#### [PROBLEM DESCRIPTION]
Report how many lines hold the word "chart"; give nothing but the number.

#### [MATERIAL]
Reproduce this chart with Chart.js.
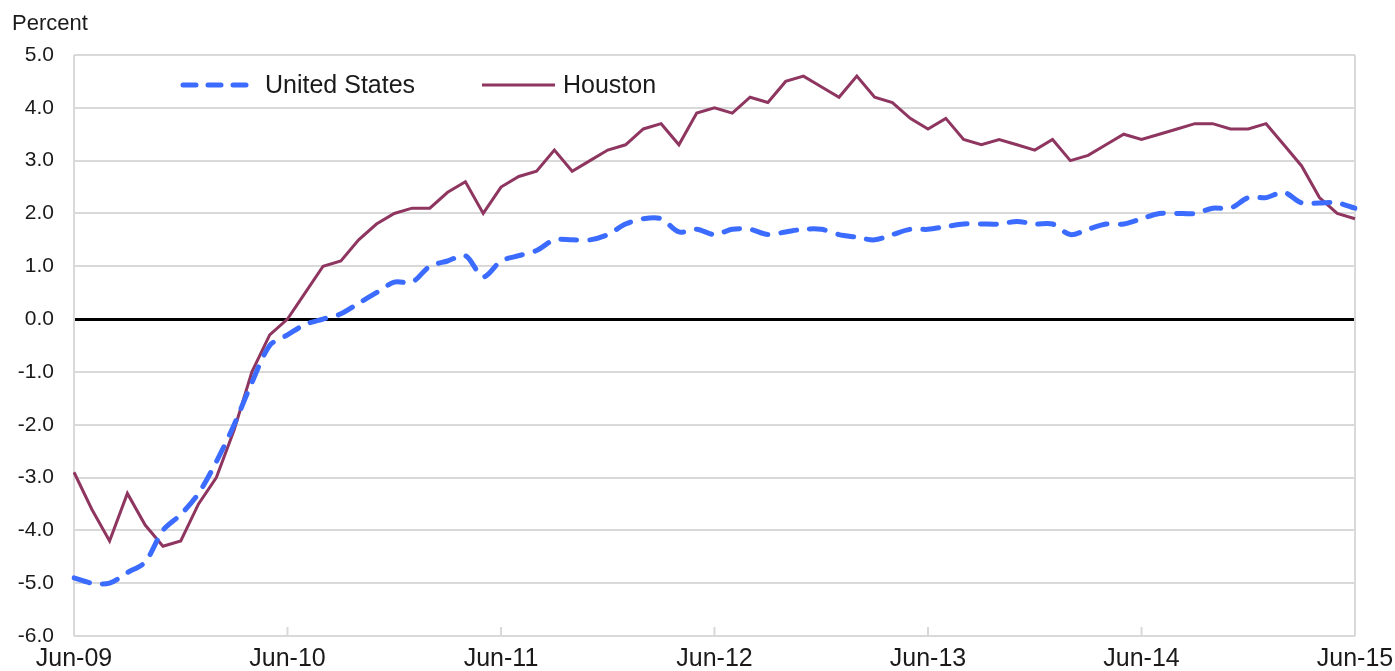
<!DOCTYPE html>
<html>
<head>
<meta charset="utf-8">
<script src="https://cdn.jsdelivr.net/npm/chart.js@4.4.0/dist/chart.umd.min.js"></script>
<style>
  html, body { margin: 0; padding: 0; background: #fff; }
  #wrap { position: relative; width: 1395px; height: 671px; }
</style>
</head>
<body>
<div id="wrap"><canvas id="chart" width="1395" height="671"></canvas></div>
<script>
// monthly, Jun-09 .. Jun-15
const monthNames = ['Jan', 'Feb', 'Mar', 'Apr', 'May', 'Jun', 'Jul', 'Aug', 'Sep', 'Oct', 'Nov', 'Dec'];
const months = [];
for (let y = 2009; y <= 2015; y++) {
  for (let m = 0; m < 12; m++) {
    if ((y === 2009 && m < 5) || (y === 2015 && m > 5)) continue;
    months.push(monthNames[m] + '-' + String(y).slice(2));
  }
}

const unitedStates = [
  -4.9, -5.0, -5.0, -4.8, -4.6, -4.0, -3.7, -3.3, -2.7, -2.0, -1.2, -0.5,
  -0.3, -0.1, 0.0, 0.1, 0.3, 0.5, 0.7, 0.7, 1.0, 1.1, 1.2, 0.8,
  1.1, 1.2, 1.3, 1.5, 1.5, 1.5, 1.6, 1.8, 1.9, 1.9, 1.65, 1.7,
  1.6, 1.7, 1.7, 1.6, 1.65, 1.7, 1.7, 1.6, 1.55, 1.5, 1.6, 1.7,
  1.7, 1.75, 1.8, 1.8, 1.8, 1.85, 1.8, 1.8, 1.6, 1.7, 1.8, 1.8,
  1.9, 2.0, 2.0, 2.0, 2.1, 2.1, 2.3, 2.3, 2.4, 2.2, 2.2, 2.2,
  2.1
];

const houston = [
  -2.9, -3.6, -4.2, -3.3, -3.9, -4.3, -4.2, -3.5, -3.0, -2.1, -1.0, -0.3,
  0.0, 0.5, 1.0, 1.1, 1.5, 1.8, 2.0, 2.1, 2.1, 2.4, 2.6, 2.0,
  2.5, 2.7, 2.8, 3.2, 2.8, 3.0, 3.2, 3.3, 3.6, 3.7, 3.3, 3.9,
  4.0, 3.9, 4.2, 4.1, 4.5, 4.6, 4.4, 4.2, 4.6, 4.2, 4.1, 3.8,
  3.6, 3.8, 3.4, 3.3, 3.4, 3.3, 3.2, 3.4, 3.0, 3.1, 3.3, 3.5,
  3.4, 3.5, 3.6, 3.7, 3.7, 3.6, 3.6, 3.7, 3.3, 2.9, 2.3, 2.0,
  1.9
];

const tickLabels = ['Jun-09', 'Jun-10', 'Jun-11', 'Jun-12', 'Jun-13', 'Jun-14', 'Jun-15'];

const FONT = "'Liberation Sans', Arial, sans-serif";
const TEXT = '#1a1a1a';
const GRID = '#d9d9d9';

// frame, inner year ticks, "Percent" label and the legend
const decorations = {
  id: 'decorations',
  beforeDatasetsDraw(chart) {
    const { ctx, chartArea: a, scales } = chart;
    ctx.save();
    ctx.strokeStyle = GRID;
    ctx.lineWidth = 2;
    ctx.beginPath();
    ctx.moveTo(a.left, a.top); ctx.lineTo(a.left, a.bottom);
    ctx.moveTo(a.right, a.top); ctx.lineTo(a.right, a.bottom);
    months.forEach((m, i) => {
      if (i % 12 !== 0) return;
      const x = scales.x.getPixelForValue(i);
      ctx.moveTo(x, a.bottom); ctx.lineTo(x, a.bottom - 9);
    });
    ctx.stroke();
    ctx.restore();
  },
  afterDraw(chart) {
    const { ctx, chartArea: a } = chart;
    ctx.save();
    ctx.fillStyle = TEXT;
    ctx.font = '22px ' + FONT;
    ctx.textBaseline = 'alphabetic';
    ctx.fillText('Percent', 12, 30);

    const items = [
      { ds: chart.data.datasets[0], x0: a.left + 109, x1: a.left + 174, gap: 17, dash: [13, 12] },
      { ds: chart.data.datasets[1], x0: a.left + 408, x1: a.left + 481, gap: 8, dash: [] }
    ];
    const y = a.top + 30;
    ctx.font = '25px ' + FONT;
    ctx.textBaseline = 'middle';
    items.forEach(it => {
      ctx.strokeStyle = it.ds.borderColor;
      ctx.lineWidth = it.ds.borderWidth;
      ctx.lineCap = it.ds.borderCapStyle || 'butt';
      ctx.setLineDash(it.dash);
      ctx.beginPath();
      ctx.moveTo(it.x0, y); ctx.lineTo(it.x1, y);
      ctx.stroke();
      ctx.setLineDash([]);
      ctx.fillText(it.ds.label, it.x1 + it.gap, y + 1);
    });
    ctx.restore();
  }
};

new Chart(document.getElementById('chart'), {
  type: 'line',
  data: {
    labels: months,
    datasets: [
      {
        label: 'United States',
        data: unitedStates,
        borderColor: '#3b6cff',
        borderWidth: 5,
        borderDash: [16, 13],
        borderCapStyle: 'round',
        pointRadius: 0,
        tension: 0.3,
        fill: false
      },
      {
        label: 'Houston',
        data: houston,
        borderColor: '#8e3560',
        borderWidth: 3,
        pointRadius: 0,
        tension: 0,
        fill: false
      }
    ]
  },
  plugins: [decorations],
  options: {
    responsive: false,
    animation: false,
    devicePixelRatio: 1,
    layout: { padding: { top: 55, right: 40, left: 0, bottom: 0 } },
    plugins: {
      legend: { display: false },
      tooltip: { enabled: false }
    },
    scales: {
      x: {
        type: 'category',
        offset: false,
        grid: { display: false },
        border: { display: false },
        afterFit(scale) { scale.height = 35; },
        ticks: {
          autoSkip: false,
          maxRotation: 0,
          padding: 0,
          color: TEXT,
          font: { family: FONT, size: 25 },
          callback: (v, i) => (i % 12 === 0 ? tickLabels[i / 12] : null)
        }
      },
      y: {
        min: -6,
        max: 5,
        afterFit(scale) { scale.width = 74; },
        border: { display: false },
        grid: {
          drawTicks: false,
          color: c => (c.tick && c.tick.value === 0 ? '#000' : GRID),
          lineWidth: c => (c.tick && c.tick.value === 0 ? 3 : 2)
        },
        ticks: {
          stepSize: 1,
          padding: 20,
          color: TEXT,
          font: { family: FONT, size: 21 },
          callback: v => v.toFixed(1)
        }
      }
    }
  }
});
</script>
</body>
</html>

#### [ANSWER FOR THIS EXERCISE]
10